January 6, 2007 – 16 Tevet 5767

Annual: Genesis 47:28-50:26 (Etz Hayim, p. 293; Hertz p. 180)
Triennial Cycle: Genesis 49:27-50:26 (Etz Hayim, p. 305; Hertz p. 187)
Haftarah: I Kings 2:1 – 12 (Etz Hayim, p. 313; Hertz p. 191)

Prepared by Rabbi Avram Kogen

Summary of the Parashah

In his final days, Jacob extracts an oath from Joseph to bury him in his ancestral burial place in Canaan.

When Joseph brings his two sons to visit their ailing grandfather, Jacob blesses them both, although not in the order that Joseph expects.

Jacob addresses personalized parting comments to each of his sons, recapitulating some of the salient points of their lives and anticipating what the future may hold for them and their descendants.

After Joseph and his brothers bury Jacob in Canaan, Joseph builds upon his earlier remarks (Genesis 45:5-8) to the effect that sending him involuntarily to Egypt had been part of a greater divine plan to save many lives. He has rationalized that his ascendancy to a position of leadership in Egypt had facilitated the survival for Jacob and all his extended family in a time of famine.

Before his death, Joseph obtains a commitment from his kin to eventually rebury him in Canaan when they or their descendants eventually leave Egypt.

Issue #1: Residence in Egypt vs. Destiny in the Promised Land

After Jacob’s death, his sons dutifully escort his body to Canaan and bury him in the family burial space. There is no surprise here; in Genesis 47:29-31 Joseph had sworn to his father that he would do exactly that. In fact, Joseph referred to that very oath as he requested permission to journey to Canaan to attend to Jacob’s burial from Pharaoh (Genesis 50:4-6).

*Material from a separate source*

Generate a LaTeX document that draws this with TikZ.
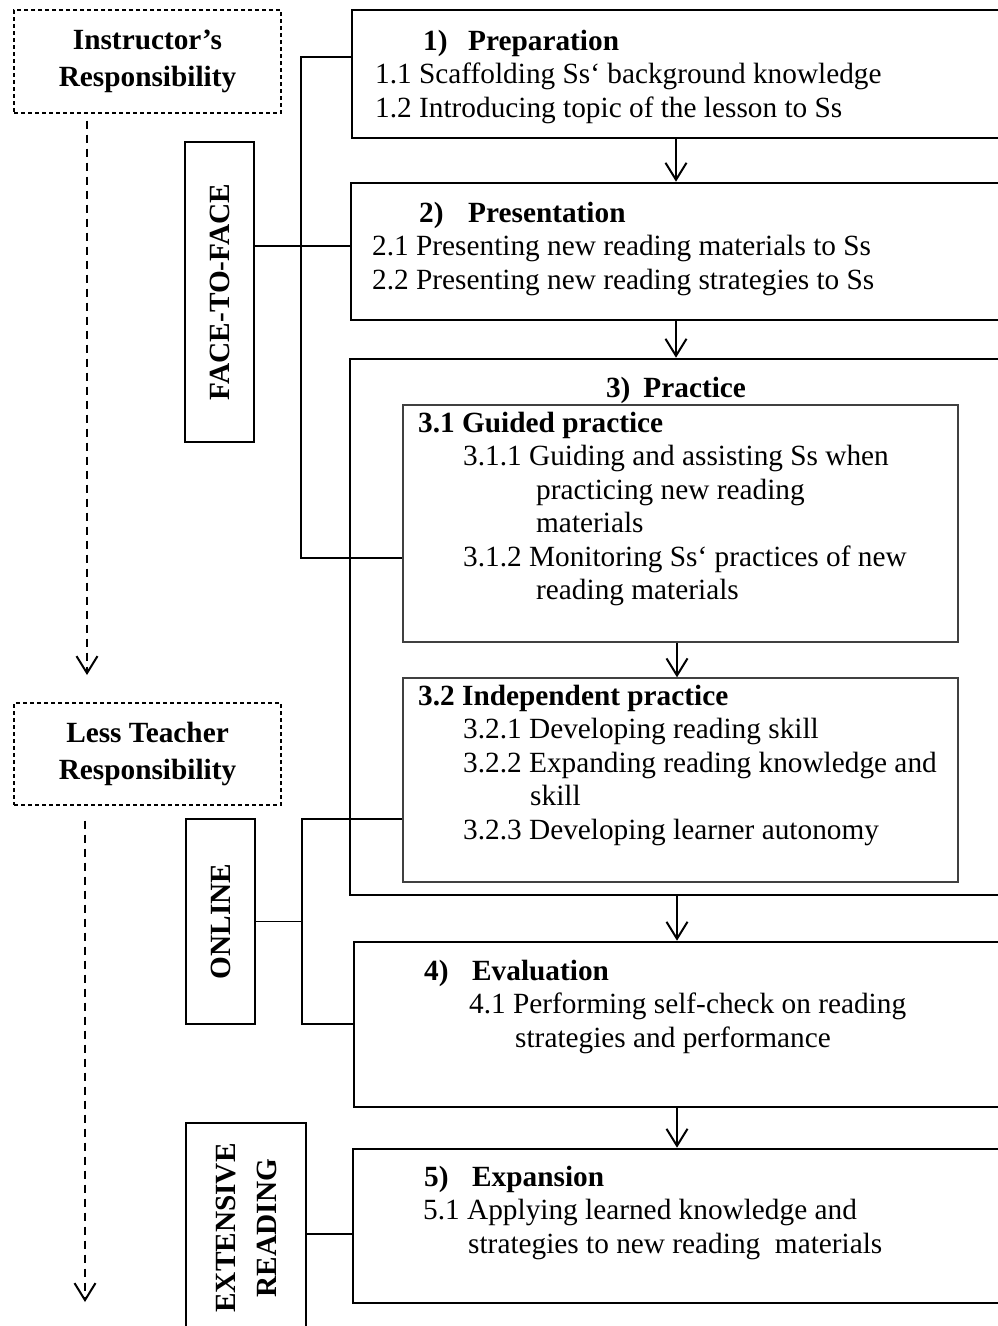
\documentclass[tikz,border=0pt]{standalone}
\usepackage{fontspec}
\setmainfont{Liberation Serif}
\usetikzlibrary{arrows.meta}

\newcommand{\textrows}[1]{\begin{tabular}[t]{@{}l@{}}#1\end{tabular}}

\begin{document}
\begin{tikzpicture}[x = 1pt, y = -1pt,
        font = \fontsize{29.3}{33.5}\selectfont,
        stepbox/.style = {draw, rectangle, line width = 2.6pt, inner sep = 0pt},
        subbox/.style = {draw = black!75, rectangle, line width = 1.4pt, inner sep = 0pt},
        modebox/.style = {draw, rectangle, line width = 2pt, rotate = 90, inner sep = 0pt, align = center, font = \fontsize{29.3}{33.5}\selectfont\bfseries},
        rolebox/.style = {draw, rectangle, line width = 1.2pt, dash pattern = on 4pt off 3pt, inner sep = 0pt, align = center, font = \fontsize{29.3}{33.5}\selectfont\bfseries},
        txt/.style = {inner sep = 0pt, anchor = base west},
        link/.style = {line width = 1.7pt},
        flow/.style = {line width = 2pt, -{Straight Barb[length = 17pt, width = 21pt]}},
        roleflow/.style = {line width = 2pt, dash pattern = on 8pt off 6pt, -{Straight Barb[length = 17pt, width = 21pt]}}
    ]
    \clip (0, 0) rectangle (998, 1326);

    \draw
        (147.5, 61.5) node (instr) [rolebox, minimum width = 267pt, minimum height = 103pt] {Instructor’s\\[4pt]Responsibility}
        (147.5, 754) node (less) [rolebox, minimum width = 267pt, minimum height = 102pt] {Less Teacher\\[4pt]Responsibility}

        (219.5, 292) node (ftf) [modebox, minimum width = 300pt, minimum height = 69pt] {FACE-TO-FACE}
        (220.5, 921.5) node (online) [modebox, minimum width = 205pt, minimum height = 69pt] {ONLINE}
        (246, 1228) node (extens) [modebox, minimum width = 210pt, minimum height = 120pt] {EXTENSIVE\\[7.5pt]READING}

        (676, 74) node (prep) [stepbox, minimum width = 648pt, minimum height = 128pt] {}
        (676, 251.5) node (pres) [stepbox, minimum width = 650pt, minimum height = 137pt] {}
        (677, 627) node (prac) [stepbox, minimum width = 654pt, minimum height = 536pt] {}
        (680.5, 523.5) node (guided) [subbox, minimum width = 555pt, minimum height = 237pt] {}
        (680.5, 780) node (indep) [subbox, minimum width = 555pt, minimum height = 204pt] {}
        (677, 1024.5) node (eval) [stepbox, minimum width = 646pt, minimum height = 165pt] {}
        (677, 1226) node (expan) [stepbox, minimum width = 648pt, minimum height = 154pt] {}
    ;

    % texts of the steps
    \node[txt] (prept) at (375, 50) {\textrows{\hspace*{48pt}\makebox[45pt][l]{\textbf{1)}}\textbf{Preparation}\\
        1.1 Scaffolding Ss‘ background knowledge\\
        1.2 Introducing topic of the lesson to Ss}};
    \node[txt] (prest) at (372, 222) {\textrows{\hspace*{47pt}\makebox[49pt][l]{\textbf{2)}}\textbf{Presentation}\\
        2.1 Presenting new reading materials to Ss\\
        2.2 Presenting new reading strategies to Ss}};
    \node[inner sep = 0pt, anchor = base] (pract) at (676, 397) {\textbf{3)\hspace{13pt}Practice}};
    \node[txt] (guidedt) at (418, 432) {\textrows{\textbf{3.1 Guided practice}\\
        \hspace*{45pt}3.1.1 Guiding and assisting Ss when\\
        \hspace*{118pt}practicing new reading\\
        \hspace*{118pt}materials\\
        \hspace*{45pt}3.1.2 Monitoring Ss‘ practices of new\\
        \hspace*{118pt}reading materials}};
    \node[txt] (indept) at (418, 705) {\textrows{\textbf{3.2 Independent practice}\\
        \hspace*{45pt}3.2.1 Developing reading skill\\
        \hspace*{45pt}3.2.2 Expanding reading knowledge and\\
        \hspace*{112pt}skill\\
        \hspace*{45pt}3.2.3 Developing learner autonomy}};
    \node[txt] (evalt) at (424, 980) {\textrows{\makebox[48pt][l]{\textbf{4)}}\textbf{Evaluation}\\
        \hspace*{45pt}4.1 Performing self-check on reading\\
        \hspace*{91pt}strategies and performance}};
    \node[txt] (expant) at (423, 1186) {\textrows{\hspace*{1pt}\makebox[48pt][l]{\textbf{5)}}\textbf{Expansion}\\
        5.1 Applying learned knowledge and\\
        \hspace*{45pt}strategies to new reading\ \ materials}};

    % brackets from the modes
    \coordinate (fa) at (301, 57);
    \coordinate (fb) at (301, 558);
    \coordinate (oa) at (302, 819);
    \coordinate (ob) at (302, 1024);
    \draw[link] (fa -| prep.west) -- (fa) -- (fb) -- (fb -| guided.west);
    \draw[link] ([yshift = 46pt]ftf.south) -- ([yshift = 46pt]ftf.south -| pres.west);
    \draw[link] (oa -| indep.west) -- (oa) -- (ob) -- (ob -| eval.west);
    \draw[link] (online.south) -- (online.south -| oa);
    \draw[link] ([yshift = -6pt]extens.south) -- ([yshift = -6pt]extens.south -| expan.west);

    % flow of the steps
    \draw[flow] (prep.south) -- (pres.north);
    \draw[flow] (pres.south) -- (pres.south |- prac.north);
    \draw[flow] (guided.south -| prac.north) -- (indep.north -| prac.north);
    \draw[flow] (prac.south) -- (prac.south |- eval.north);
    \draw[flow] (eval.south) -- (expan.north);

    % responsibility
    \coordinate (ra) at (87, 675);
    \coordinate (rb) at (85, 1302);
    \draw[roleflow] ([shift = {(-60.5pt, -7pt)}]instr.south) -- (ra);
    \draw[roleflow] ([shift = {(-62.5pt, -15pt)}]less.south) -- (rb);
\end{tikzpicture}
\end{document}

It is also not surprising that Joseph returned to Egypt after burying his father. After all, he had lived in Egypt virtually all his adult life. His wife was certainly of Egyptian origin, and his sons had been born and raised in Egypt. Moreover, in case Joseph might succumb to a hankering for the Old Country, we are told that he was accompanied by a significant Egyptian entourage, which would be an obstacle to bailing out of his expected return to continue working for Pharaoh (Genesis 50:7-9).

But what are we to make of Joseph’s brothers’ voluntary return to Egypt? Hadn’t they just come to Egypt temporarily to wait out the famine that had afflicted Canaan? Jacob had lived in Egypt for 17 years, as specified in Genesis 47:28, and so had his sons. We can understand that moving Jacob back to Canaan during his final years probably was not practical. But why would Joseph’s brothers not plan to remain in Canaan after journeying there to bury their father?

The text of the Torah does not even hint at this question. If we are to explore this question, we must use our own intuition and life experience.

Could we say that there is a parallel between this issue and the oft-asked question about why Jews continue to live in North America, when no one is actively preventing them from moving to Israel? Is the issue different for the brothers who had just recently left Canaan and Joseph who had lived so long away?

Issue #2: The Pardoning of Joseph's Brothers

After Jacob’s burial, in Genesis 50:15-17 Joseph’s brothers assert that during his lifetime Jacob had directed that Joseph pardon his brothers for having sold him into slavery. However, unlike the oath cited above, which Joseph quoted to Pharaoh, this is a directive that we are now learning of for the first time. If no such utterance is recorded, we are tempted to wonder whether the brothers are faithfully transmitting Jacob’s words or simply fabricating them.

If we suspect a fabrication on the part of the brothers, we are in good company. Rashi (1040-1105) cites a Talmudic discussion (Yevamot 65b) of this issue suggesting that the brothers invented Jacob’s directive. His logic is echoed in the Etz Hayim commentary on the Torah:

We have no reason to believe that Jacob ever learned the truth about how Joseph came to Egypt. If he had, would he not have rebuked them for what they did, as he rebuked Reuben, Simeon, and Levi?

Obviously, if Jacob did not know that Joseph’s brothers had sold him into slavery, he would have had no reason to issue a directive to Joseph to forgive his brothers.

What justification, if any, can be given for the brothers’ fabrication of their father’s words?